» Written exercise: Retype the records below from their first line through the line holding "(0,0) rectangle (693,491);", including both ends and no pictures.

» Source records:
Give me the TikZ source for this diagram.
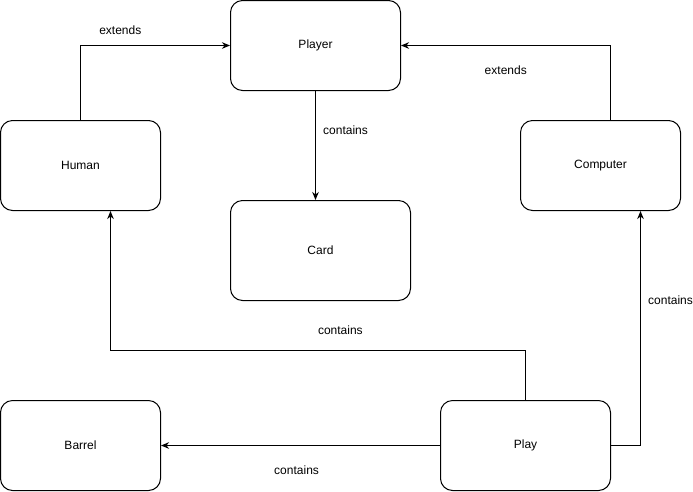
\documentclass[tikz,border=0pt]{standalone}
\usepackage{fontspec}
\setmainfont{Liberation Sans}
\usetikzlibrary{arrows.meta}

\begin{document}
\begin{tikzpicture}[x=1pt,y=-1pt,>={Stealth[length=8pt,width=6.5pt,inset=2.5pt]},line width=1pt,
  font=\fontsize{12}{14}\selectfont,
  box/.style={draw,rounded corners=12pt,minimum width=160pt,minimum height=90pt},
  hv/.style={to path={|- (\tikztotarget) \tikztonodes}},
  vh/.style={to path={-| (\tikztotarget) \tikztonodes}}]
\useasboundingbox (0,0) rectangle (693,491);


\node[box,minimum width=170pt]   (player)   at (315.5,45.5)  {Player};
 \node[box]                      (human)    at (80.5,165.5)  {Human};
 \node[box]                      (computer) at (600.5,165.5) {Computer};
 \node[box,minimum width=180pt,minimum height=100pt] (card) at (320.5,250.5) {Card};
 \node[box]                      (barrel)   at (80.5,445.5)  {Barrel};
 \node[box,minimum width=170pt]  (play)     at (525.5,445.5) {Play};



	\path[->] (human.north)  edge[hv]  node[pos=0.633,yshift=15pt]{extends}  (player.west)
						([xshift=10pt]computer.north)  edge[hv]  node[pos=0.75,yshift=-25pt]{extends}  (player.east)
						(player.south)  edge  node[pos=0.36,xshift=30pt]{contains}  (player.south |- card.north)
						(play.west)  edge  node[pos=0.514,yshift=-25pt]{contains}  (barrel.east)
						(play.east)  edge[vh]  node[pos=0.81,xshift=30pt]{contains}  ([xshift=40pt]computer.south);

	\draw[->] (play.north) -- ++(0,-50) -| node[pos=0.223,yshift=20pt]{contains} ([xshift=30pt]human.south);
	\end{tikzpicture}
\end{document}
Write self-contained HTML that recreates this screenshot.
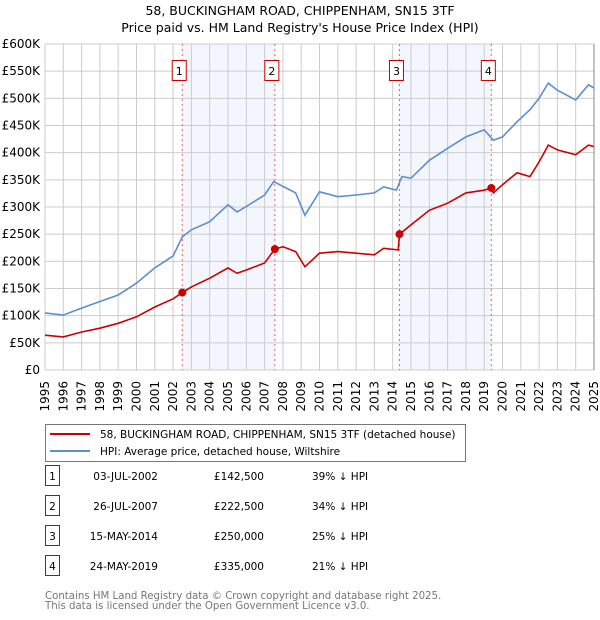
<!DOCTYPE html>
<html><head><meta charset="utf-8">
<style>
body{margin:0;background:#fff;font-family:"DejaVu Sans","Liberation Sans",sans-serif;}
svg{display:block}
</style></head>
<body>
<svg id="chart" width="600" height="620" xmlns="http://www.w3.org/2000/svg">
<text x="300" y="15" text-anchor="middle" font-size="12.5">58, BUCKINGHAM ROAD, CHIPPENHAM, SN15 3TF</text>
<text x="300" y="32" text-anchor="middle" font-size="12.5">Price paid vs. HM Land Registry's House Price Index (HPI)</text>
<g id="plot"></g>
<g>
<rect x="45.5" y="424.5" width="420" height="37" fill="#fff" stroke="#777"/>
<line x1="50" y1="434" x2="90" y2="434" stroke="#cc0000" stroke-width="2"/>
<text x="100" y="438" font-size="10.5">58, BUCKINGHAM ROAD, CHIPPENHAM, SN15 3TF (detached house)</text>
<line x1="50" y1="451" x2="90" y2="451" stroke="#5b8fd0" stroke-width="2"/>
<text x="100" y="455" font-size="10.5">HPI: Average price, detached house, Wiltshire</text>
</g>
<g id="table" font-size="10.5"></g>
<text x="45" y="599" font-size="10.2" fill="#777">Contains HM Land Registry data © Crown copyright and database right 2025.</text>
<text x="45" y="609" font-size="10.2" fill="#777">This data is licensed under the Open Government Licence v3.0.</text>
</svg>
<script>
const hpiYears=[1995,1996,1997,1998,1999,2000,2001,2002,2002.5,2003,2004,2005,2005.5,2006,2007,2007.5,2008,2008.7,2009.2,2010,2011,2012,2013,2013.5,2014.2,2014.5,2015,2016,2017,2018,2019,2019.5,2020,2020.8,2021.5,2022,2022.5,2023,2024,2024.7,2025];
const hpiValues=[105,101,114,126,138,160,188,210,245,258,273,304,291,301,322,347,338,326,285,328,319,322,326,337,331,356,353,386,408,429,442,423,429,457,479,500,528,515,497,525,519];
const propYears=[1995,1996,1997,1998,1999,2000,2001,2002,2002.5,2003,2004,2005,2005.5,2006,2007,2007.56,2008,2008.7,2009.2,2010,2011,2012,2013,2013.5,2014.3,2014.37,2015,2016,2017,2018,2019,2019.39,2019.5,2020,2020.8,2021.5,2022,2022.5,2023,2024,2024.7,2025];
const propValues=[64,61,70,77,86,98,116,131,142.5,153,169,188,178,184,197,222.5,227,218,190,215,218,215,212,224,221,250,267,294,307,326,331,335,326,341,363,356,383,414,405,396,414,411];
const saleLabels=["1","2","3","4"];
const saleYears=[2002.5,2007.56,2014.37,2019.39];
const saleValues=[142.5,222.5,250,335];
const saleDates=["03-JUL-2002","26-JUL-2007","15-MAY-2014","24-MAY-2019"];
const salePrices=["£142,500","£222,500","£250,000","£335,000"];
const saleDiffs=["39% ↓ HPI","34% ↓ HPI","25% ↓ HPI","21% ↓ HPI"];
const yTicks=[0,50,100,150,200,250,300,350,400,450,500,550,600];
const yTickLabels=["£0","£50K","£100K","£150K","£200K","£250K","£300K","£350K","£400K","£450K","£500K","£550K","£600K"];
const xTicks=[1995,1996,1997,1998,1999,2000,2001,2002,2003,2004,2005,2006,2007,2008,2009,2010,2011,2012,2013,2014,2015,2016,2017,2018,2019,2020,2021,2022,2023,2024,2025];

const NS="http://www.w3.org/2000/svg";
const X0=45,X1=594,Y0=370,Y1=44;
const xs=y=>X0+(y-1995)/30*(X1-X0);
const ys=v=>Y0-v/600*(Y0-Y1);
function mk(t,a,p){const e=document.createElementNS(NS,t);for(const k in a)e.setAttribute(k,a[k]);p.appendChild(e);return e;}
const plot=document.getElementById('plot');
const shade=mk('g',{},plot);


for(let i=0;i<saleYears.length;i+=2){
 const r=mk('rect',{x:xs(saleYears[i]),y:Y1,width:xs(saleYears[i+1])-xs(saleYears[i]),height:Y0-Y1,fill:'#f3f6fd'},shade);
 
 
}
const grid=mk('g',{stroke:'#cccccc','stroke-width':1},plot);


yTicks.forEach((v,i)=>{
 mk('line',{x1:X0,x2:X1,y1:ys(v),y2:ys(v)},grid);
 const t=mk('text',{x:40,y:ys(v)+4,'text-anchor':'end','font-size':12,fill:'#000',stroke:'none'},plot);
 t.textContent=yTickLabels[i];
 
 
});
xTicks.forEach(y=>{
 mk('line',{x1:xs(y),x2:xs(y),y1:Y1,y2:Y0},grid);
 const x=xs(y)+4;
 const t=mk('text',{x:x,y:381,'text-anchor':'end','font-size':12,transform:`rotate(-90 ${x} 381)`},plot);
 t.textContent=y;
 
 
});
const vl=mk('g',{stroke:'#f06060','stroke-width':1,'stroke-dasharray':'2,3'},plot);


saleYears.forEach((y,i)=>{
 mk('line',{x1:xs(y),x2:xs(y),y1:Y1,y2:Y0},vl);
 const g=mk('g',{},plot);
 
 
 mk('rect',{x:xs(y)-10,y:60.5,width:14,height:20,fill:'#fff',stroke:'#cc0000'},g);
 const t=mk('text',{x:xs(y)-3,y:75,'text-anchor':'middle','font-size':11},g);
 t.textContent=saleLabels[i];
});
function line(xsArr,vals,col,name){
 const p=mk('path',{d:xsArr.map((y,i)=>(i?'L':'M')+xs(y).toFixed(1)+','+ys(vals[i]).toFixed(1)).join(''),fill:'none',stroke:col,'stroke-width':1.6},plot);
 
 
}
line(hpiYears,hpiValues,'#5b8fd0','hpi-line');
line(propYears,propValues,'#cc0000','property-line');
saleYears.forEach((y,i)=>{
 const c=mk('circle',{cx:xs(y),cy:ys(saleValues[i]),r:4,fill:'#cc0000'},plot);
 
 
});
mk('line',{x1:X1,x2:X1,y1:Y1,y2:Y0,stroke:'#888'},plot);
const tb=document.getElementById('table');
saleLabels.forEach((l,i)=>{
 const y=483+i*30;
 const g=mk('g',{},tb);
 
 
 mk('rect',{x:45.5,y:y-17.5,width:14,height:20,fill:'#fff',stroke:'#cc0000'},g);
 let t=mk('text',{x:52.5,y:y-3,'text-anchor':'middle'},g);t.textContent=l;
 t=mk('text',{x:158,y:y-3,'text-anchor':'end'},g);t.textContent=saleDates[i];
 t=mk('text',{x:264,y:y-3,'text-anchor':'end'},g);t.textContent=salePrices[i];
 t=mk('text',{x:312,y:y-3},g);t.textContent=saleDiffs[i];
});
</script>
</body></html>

» Written answer:
Give me the TikZ source for this diagram.
\documentclass[tikz,border=0pt]{standalone}
\usepackage{fontspec}
\setmainfont{Liberation Sans}
\usetikzlibrary{arrows.meta}

\begin{document}
\begin{tikzpicture}[x=1pt,y=-1pt,>={Stealth[length=8pt,width=6.5pt,inset=2.5pt]},line width=1pt,
  font=\fontsize{12}{14}\selectfont,
  box/.style={draw,rounded corners=12pt,minimum width=160pt,minimum height=90pt},
  hv/.style={to path={|- (\tikztotarget) \tikztonodes}},
  vh/.style={to path={-| (\tikztotarget) \tikztonodes}}]
\useasboundingbox (0,0) rectangle (693,491);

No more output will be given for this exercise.